Diriez-vous qu’il y a une accélération du temps économique ?
Tout à fait. Je dirai même qu’il y a une accélération de l’obsolescence des produits, de l’innovation et même des évolutions comportementales.Une marque de mode avait un certain prestige et une aura pendant une bonne dizaine d’années. Désormais, au bout d’un ou deux ans, elle est contrainte de se réinventer. Le monde tourne de plus en plus vite. Ce phénomène crée une nécessité d’adaptation des entreprises absolument considérable et permanente. Et c’est clairement plus simple de faire face à ces nouveaux défis quand vous êtes 30 plutôt que 100 000. Il faut désormais des entreprises manœuvrables. C’est le secret.
Quel est le lien entre le fonds d’investissement Icamap, que vous dirigez personnellement, et Woodeum, menée par Philippe Zivkovic ?

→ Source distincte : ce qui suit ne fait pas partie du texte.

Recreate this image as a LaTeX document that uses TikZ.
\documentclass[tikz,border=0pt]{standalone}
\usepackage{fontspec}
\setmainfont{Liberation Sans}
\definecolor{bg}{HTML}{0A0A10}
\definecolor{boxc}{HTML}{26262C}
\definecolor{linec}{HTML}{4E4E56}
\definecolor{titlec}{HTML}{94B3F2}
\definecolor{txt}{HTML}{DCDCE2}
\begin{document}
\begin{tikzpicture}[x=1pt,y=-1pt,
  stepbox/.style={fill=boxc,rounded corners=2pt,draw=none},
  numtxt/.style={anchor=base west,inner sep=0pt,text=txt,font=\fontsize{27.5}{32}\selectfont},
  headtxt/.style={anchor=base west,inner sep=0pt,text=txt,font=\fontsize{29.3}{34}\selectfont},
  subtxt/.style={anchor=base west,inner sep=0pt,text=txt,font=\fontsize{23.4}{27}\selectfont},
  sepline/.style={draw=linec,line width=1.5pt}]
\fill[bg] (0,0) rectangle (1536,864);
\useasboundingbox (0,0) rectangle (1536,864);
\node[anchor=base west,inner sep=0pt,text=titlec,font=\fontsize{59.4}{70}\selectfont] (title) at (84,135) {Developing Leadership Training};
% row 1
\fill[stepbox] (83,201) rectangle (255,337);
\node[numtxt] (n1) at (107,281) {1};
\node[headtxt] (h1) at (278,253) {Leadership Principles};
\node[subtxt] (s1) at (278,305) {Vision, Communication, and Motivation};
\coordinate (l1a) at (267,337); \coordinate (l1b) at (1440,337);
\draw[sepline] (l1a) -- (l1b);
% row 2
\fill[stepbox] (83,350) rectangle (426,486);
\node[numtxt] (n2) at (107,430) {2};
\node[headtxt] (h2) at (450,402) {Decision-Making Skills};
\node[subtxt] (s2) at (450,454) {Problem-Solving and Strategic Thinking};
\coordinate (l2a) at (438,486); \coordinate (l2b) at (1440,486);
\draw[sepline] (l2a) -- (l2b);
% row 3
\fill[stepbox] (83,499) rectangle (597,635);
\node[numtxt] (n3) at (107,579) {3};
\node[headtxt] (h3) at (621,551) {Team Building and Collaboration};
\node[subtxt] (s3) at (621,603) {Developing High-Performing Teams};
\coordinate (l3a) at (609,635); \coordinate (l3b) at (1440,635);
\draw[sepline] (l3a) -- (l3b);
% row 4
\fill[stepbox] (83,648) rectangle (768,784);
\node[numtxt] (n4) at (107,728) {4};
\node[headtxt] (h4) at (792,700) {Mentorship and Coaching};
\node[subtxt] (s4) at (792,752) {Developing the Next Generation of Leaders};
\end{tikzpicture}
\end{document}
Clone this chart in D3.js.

Nous cultivons la même exigence de qualité d’équipe, avec la même volonté chevillée au corps de sortir des sentiers battus. Je ne renie rien de ce que j’ai pu accomplir chez Unibail- Rodamco, mais nous avons des individualités vraiment époustouflantes. L’immobilier est en haut de cycle. Il existe encore des territoires « vierges » avec de la valeur à créer, mais il faut pour cela poser les vraies questions, et notamment celle de la valeur résiduelle. Or, beaucoup de très belles choses ont été écrites par les uns et par les autres, mais la page du bas carbone reste à écrire et c’est très clairement l’avenir de ce métier. Demain, inévitablement, les pouvoirs publics et les détenteurs de foncier, voire même les utilisateurs et les investisseurs, exigeront de la part des promoteurs d’être absolument en règle sur le plan environnemental. Chez Woodeum, nous remplaçons le béton par du bois lamellé croisé. Cinq fois plus léger, quinze fois plus isolant, beaucoup plus sympathique à habiter, ce matériau offre également une grande facilité d’exécution qui rend le gros œuvre deux fois plus rapide. Vous avez ici une véritable « disruption ». Les ingénieurs et les architectes ont complètement revu leur manière de travailler.
Quelle est la vision urbanistique globale dans laquelle veut s’inscrire Woodeum ? Comment voyez-vous évoluer la ville ?
Une nouvelle ville, hyper-connectée et multipolaire, se crée le long des transports en commun et des nœuds du réseau. Au Pont-de-Sèvres, par exemple, dans les Hauts-de-Seine, convergent le tram, le métro et la connexion à la N118. Dans le Grand Paris, une dizaine de hubs formeront ainsi des points d’ancrage, avec des commerces, des salles de spectacles… Ce phénomène, renforcé par l’émergence de la voiture autonome, accentuera le contraste déjà existant avec les zones rurales. Nous aurons un monde coupé en deux mais de manière plus franche et plus tranchée qu’aujourd’hui. Mais je crois à l’avenir de la Creuse ! Les gens voudront payer cher pour habiter « petit » sur les hubs de transports et bénéficier en parallèle d’espaces de liberté, avec de grands volumes.
Cette ville hyper-connectée remet en cause le modèle de votre précédente entreprise…
Absolument pas. Unibail-Rodamco possède 80 centres commerciaux dont cinquante parmi les plus beaux d’Europe. Citons pêle-mêle Vélizy 2, Parly 2 ou le Forum des Halles… Il est vrai que le digital va de pair avec la concentration : les centres commerciaux les moins rentables au mètre carré vont progressivement disparaître. Mais ceux qui restent verront leur chiffre d’affaires augmenter.
La désertification des centres-villes français est pourtant galopante…
C’est vrai. J’irais même jusqu’à dire que la France a été sous-administrée ou plutôt mal administrée. Beaucoup de maires n’ont pas vu ou n’ont pas su voir les évolutions du commerce et n’ont pas voulu prendre la main sur ces dossiers. Or, il n’y a rien de pire qu’une rue piétonne avec des magasins fermés. Les agglomérations ont vu le jour trop tard… mais rien n’est encore perdu ! Les élus qui veulent vraiment sauver leur centre-ville peuvent le faire. Les agglomérations peuvent recréer un passage : si le centre-ville redevient un lieu de promenade, de loisirs et de connexion entre les gens, alors l’inversion est possible. Car il convient de garder à l’esprit que le commerce physique n’est jamais qu’une promenade. Ce parcours doit justement être un parcours de sensualité, si j’ose dire. Avec des endroits pour s’aérer l’esprit, s’asseoir, prendre un verre, aller au cinéma. Avec des activités pour tous. Mais il faut communaliser, il faut préempter, il faut fusionner. Tout un travail qui ne peut être effectué que par des sociétés d’économie mixte (SEM). Et pour cela il faut des maires audacieux, comme le maire d’Orléans qui n’a pas hésité à prendre des risques pour sauver son centre-ville.